-- begin Record extracts --

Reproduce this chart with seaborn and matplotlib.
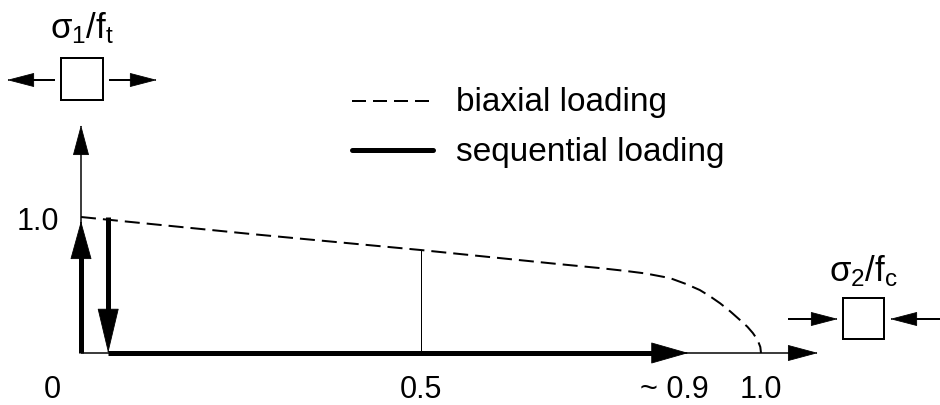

-- end Record extracts --
-- begin Record extracts --

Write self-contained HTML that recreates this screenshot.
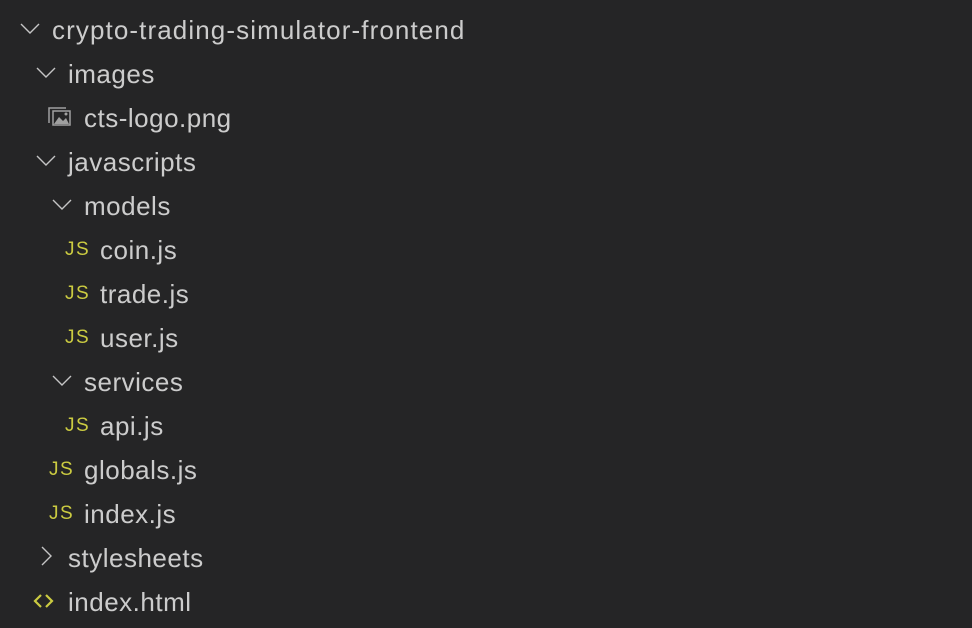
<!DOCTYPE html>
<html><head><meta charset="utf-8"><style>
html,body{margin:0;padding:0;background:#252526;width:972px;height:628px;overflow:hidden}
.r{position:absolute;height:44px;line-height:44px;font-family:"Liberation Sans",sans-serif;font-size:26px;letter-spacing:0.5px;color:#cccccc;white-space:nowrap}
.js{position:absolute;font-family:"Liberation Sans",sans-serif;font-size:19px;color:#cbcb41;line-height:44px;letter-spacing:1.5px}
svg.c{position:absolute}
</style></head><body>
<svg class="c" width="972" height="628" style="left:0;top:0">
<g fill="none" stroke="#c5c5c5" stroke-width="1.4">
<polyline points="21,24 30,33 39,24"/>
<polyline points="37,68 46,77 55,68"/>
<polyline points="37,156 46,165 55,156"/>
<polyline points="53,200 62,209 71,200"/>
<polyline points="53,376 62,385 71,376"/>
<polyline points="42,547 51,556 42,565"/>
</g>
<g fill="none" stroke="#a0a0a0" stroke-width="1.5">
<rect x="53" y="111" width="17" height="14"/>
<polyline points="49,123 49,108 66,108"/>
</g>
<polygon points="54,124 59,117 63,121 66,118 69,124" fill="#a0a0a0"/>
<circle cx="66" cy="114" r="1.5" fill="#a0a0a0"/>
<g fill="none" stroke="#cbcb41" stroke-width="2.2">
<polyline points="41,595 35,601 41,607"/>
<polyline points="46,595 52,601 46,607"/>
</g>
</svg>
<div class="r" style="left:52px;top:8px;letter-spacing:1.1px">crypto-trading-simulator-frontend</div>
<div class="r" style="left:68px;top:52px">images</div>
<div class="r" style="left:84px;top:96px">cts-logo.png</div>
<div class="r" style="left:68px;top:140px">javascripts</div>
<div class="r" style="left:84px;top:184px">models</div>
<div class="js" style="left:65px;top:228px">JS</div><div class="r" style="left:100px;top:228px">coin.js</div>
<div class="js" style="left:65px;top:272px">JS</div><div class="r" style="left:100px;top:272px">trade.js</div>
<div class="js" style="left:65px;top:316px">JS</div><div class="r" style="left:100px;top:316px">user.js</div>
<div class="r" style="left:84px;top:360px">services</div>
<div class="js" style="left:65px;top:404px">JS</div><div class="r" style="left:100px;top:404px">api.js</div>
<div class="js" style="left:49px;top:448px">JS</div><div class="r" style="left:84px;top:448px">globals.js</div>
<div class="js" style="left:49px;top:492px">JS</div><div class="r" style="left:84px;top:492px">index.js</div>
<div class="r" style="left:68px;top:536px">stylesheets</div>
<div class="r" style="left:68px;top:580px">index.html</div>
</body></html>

-- end Record extracts --
-- begin Record extracts --

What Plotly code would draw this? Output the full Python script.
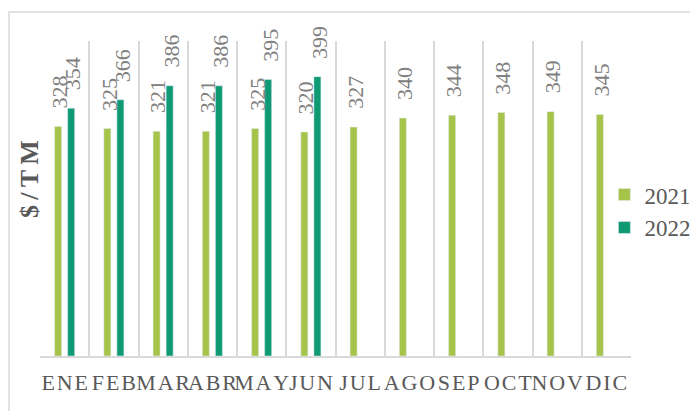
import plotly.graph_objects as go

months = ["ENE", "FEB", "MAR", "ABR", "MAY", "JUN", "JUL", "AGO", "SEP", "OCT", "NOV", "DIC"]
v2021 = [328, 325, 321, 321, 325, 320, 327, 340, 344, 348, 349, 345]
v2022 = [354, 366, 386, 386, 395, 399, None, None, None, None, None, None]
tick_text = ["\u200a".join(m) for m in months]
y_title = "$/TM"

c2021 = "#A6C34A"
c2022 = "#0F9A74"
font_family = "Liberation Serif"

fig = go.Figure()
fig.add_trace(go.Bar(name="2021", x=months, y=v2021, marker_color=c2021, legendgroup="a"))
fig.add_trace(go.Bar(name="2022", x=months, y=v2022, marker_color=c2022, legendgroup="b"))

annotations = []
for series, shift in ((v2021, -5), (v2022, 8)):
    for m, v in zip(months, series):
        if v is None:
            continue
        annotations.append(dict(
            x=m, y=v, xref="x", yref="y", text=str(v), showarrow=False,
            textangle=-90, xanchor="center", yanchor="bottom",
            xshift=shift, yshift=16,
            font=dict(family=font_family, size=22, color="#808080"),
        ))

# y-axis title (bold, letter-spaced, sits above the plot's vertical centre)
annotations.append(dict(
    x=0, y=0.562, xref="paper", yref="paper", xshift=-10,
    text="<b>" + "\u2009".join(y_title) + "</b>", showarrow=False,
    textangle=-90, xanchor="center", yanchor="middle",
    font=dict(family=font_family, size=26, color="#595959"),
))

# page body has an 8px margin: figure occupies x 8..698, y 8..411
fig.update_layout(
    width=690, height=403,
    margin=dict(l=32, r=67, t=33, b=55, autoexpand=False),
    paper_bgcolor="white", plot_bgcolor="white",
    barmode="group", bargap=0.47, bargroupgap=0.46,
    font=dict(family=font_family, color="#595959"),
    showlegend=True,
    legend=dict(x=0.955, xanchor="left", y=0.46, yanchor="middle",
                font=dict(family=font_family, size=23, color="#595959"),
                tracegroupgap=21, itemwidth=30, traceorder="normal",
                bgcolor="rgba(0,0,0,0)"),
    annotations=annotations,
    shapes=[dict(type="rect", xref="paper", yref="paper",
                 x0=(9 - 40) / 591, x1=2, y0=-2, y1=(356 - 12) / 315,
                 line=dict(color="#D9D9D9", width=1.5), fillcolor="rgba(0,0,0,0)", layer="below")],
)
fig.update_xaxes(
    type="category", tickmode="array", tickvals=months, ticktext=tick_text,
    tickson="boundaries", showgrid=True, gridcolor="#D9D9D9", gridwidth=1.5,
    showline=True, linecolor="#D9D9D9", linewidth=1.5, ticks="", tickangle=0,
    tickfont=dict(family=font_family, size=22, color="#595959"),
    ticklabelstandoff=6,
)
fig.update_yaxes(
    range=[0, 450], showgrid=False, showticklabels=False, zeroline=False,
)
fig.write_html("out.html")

-- end Record extracts --

[Task directions] Pick out and copy the lines of the material that include the word "this".

[The reply]
Reproduce this chart with seaborn and matplotlib.
Write self-contained HTML that recreates this screenshot.
What Plotly code would draw this? Output the full Python script.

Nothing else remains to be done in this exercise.